Cache Aided Wireless Networks: Tradeoffs between Storage and Latency

TL;DR

This paper explores the fundamental limits of cache-aided wireless networks, introducing a new metric called normalized delivery time (NDT) to analyze the trade-offs between latency and cache storage capacity.

Contribution

It presents a new information theoretic lower bound on NDT and demonstrates its optimality for various system parameters, advancing understanding of cache-latency trade-offs.

Findings

Derived a new lower bound on NDT for cache-aided networks.

Established the optimality of the bound for several system configurations.

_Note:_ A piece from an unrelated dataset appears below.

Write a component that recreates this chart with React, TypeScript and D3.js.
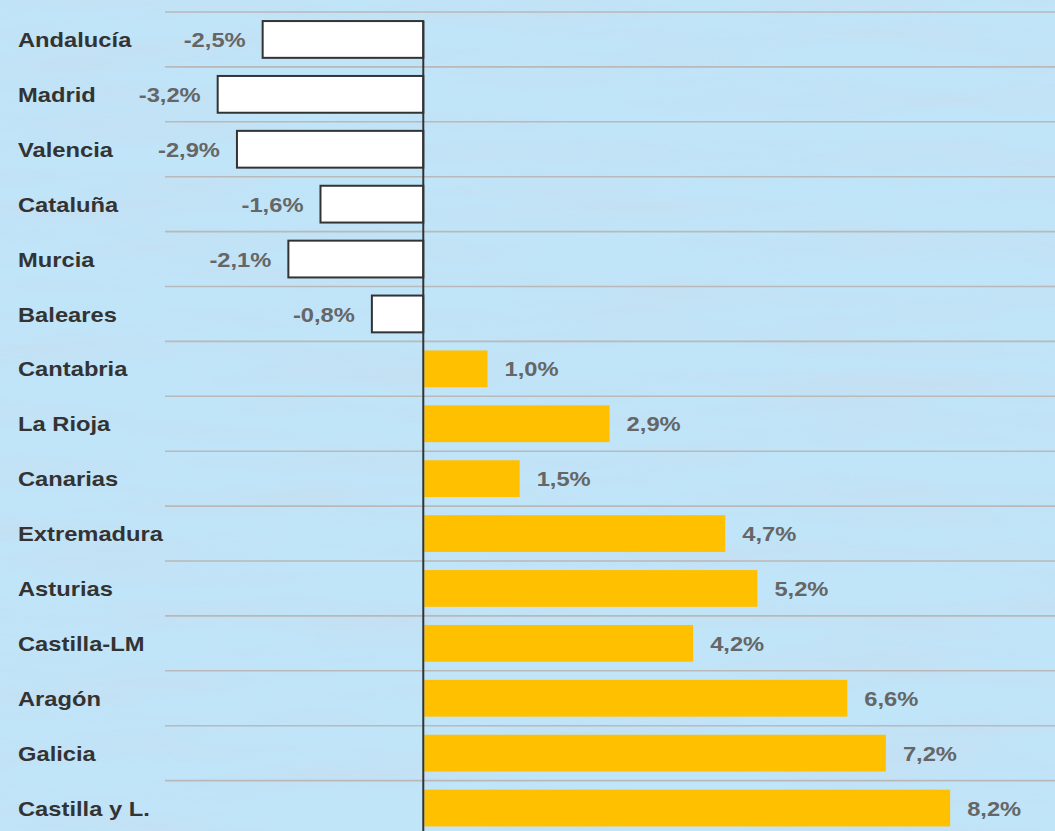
import React from "react";
import * as d3 from "d3";

const categories = [
  "Andalucía", "Madrid", "Valencia", "Cataluña", "Murcia", "Baleares",
  "Cantabria", "La Rioja", "Canarias", "Extremadura", "Asturias",
  "Castilla-LM", "Aragón", "Galicia", "Castilla y L.",
];
const values = [-2.5, -3.2, -2.9, -1.6, -2.1, -0.8, 1.0, 2.9, 1.5, 4.7, 5.2, 4.2, 6.6, 7.2, 8.2];
const valueLabels = values.map((v) => d3.format(".1f")(v).replace(".", ",").replace("−", "-") + "%");

const W = 1055;
const H = 831;
const SX = 1.13;

export default function App() {
  const n = categories.length;
  const step = 54.9;
  const y = d3
    .scaleBand<string>()
    .domain(categories)
    .range([12, 12 + step * n])
    .paddingInner(0.33)
    .paddingOuter(0.165);
  const pxPer = 64.25;
  const x = d3.scaleLinear().domain([-4.02, 9.9]).range([165, 165 + 13.92 * pxPer]);
  const bw = y.bandwidth();
  const gap = (y.step() - bw) / 2;
  const x0 = x(0);

  return (
    <svg
      width={W}
      height={H}
      style={{ position: "absolute", left: 0, top: 0, display: "block" }}
      fontFamily="'Liberation Sans', Arial, sans-serif"
    >
      <defs>
        <filter id="tex" x="0" y="0" width="100%" height="100%">
          <feTurbulence type="fractalNoise" baseFrequency="0.004 0.035" numOctaves={3} seed={7} />
          <feColorMatrix
            type="matrix"
            values="0 0 0 0 0.58  0 0 0 0 0.72  0 0 0 0 0.86  2.2 0 0 0 -0.95"
          />
        </filter>
      </defs>
      <rect x={0} y={0} width={W} height={H} fill="#c0e4f8" />
      <rect x={0} y={0} width={W} height={H} filter="url(#tex)" opacity={0.6} />

      {categories.map((c) => (
        <line
          key={"g" + c}
          x1={165}
          x2={W}
          y1={(y(c) as number) - gap}
          y2={(y(c) as number) - gap}
          stroke="#b9b9b9"
          strokeWidth={1.6}
        />
      ))}

      {categories.map((c, i) => {
        const v = values[i];
        const yy = y(c) as number;
        const xs = Math.min(x(v), x0);
        const w = Math.abs(x(v) - x0);
        return v < 0 ? (
          <rect key={"b" + c} x={xs} y={yy} width={w} height={bw} fill="#ffffff" stroke="#333333" strokeWidth={2} />
        ) : (
          <rect key={"b" + c} x={xs + 1} y={yy} width={w - 1} height={bw} fill="#FFC000" />
        );
      })}

      <line x1={x0} x2={x0} y1={y(categories[0]) as number} y2={H} stroke="#333333" strokeWidth={2} />

      {categories.map((c) => (
        <text
          key={"l" + c}
          transform={`translate(18,${(y(c) as number) + bw / 2}) scale(${SX},1)`}
          dy="0.36em"
          fontSize={21}
          fontWeight="bold"
          fill="#333333"
        >
          {c}
        </text>
      ))}

      {categories.map((c, i) => {
        const v = values[i];
        const neg = v < 0;
        const tx = neg ? x(v) - 17 : x(v) + 17;
        return (
          <text
            key={"v" + c}
            transform={`translate(${tx},${(y(c) as number) + bw / 2}) scale(${SX},1)`}
            dy="0.36em"
            textAnchor={neg ? "end" : "start"}
            fontSize={21}
            fontWeight="bold"
            fill="#666666"
          >
            {valueLabels[i]}
          </text>
        );
      })}
    </svg>
  );
}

Provided insights into how cache capacity impacts delivery latency.

Abstract

We investigate the fundamental information theoretic limits of cache-aided wireless networks, in which edge nodes (or transmitters) are endowed with caches that can store popular content, such as multimedia files. This architecture aims to localize popular multimedia content by proactively pushing it closer to the edge of the wireless network, thereby alleviating backhaul load. An information theoretic model of such networks is presented, that includes the introduction of a new metric, namely normalized delivery time (NDT), which captures the worst case time to deliver any requested content to the users. We present new results on the trade-off between latency, measured via the NDT, and the cache storage capacity of the edge nodes. In particular, a novel information theoretic lower bound on NDT is presented for cache aided networks. The optimality of this bound is shown for several system parameters.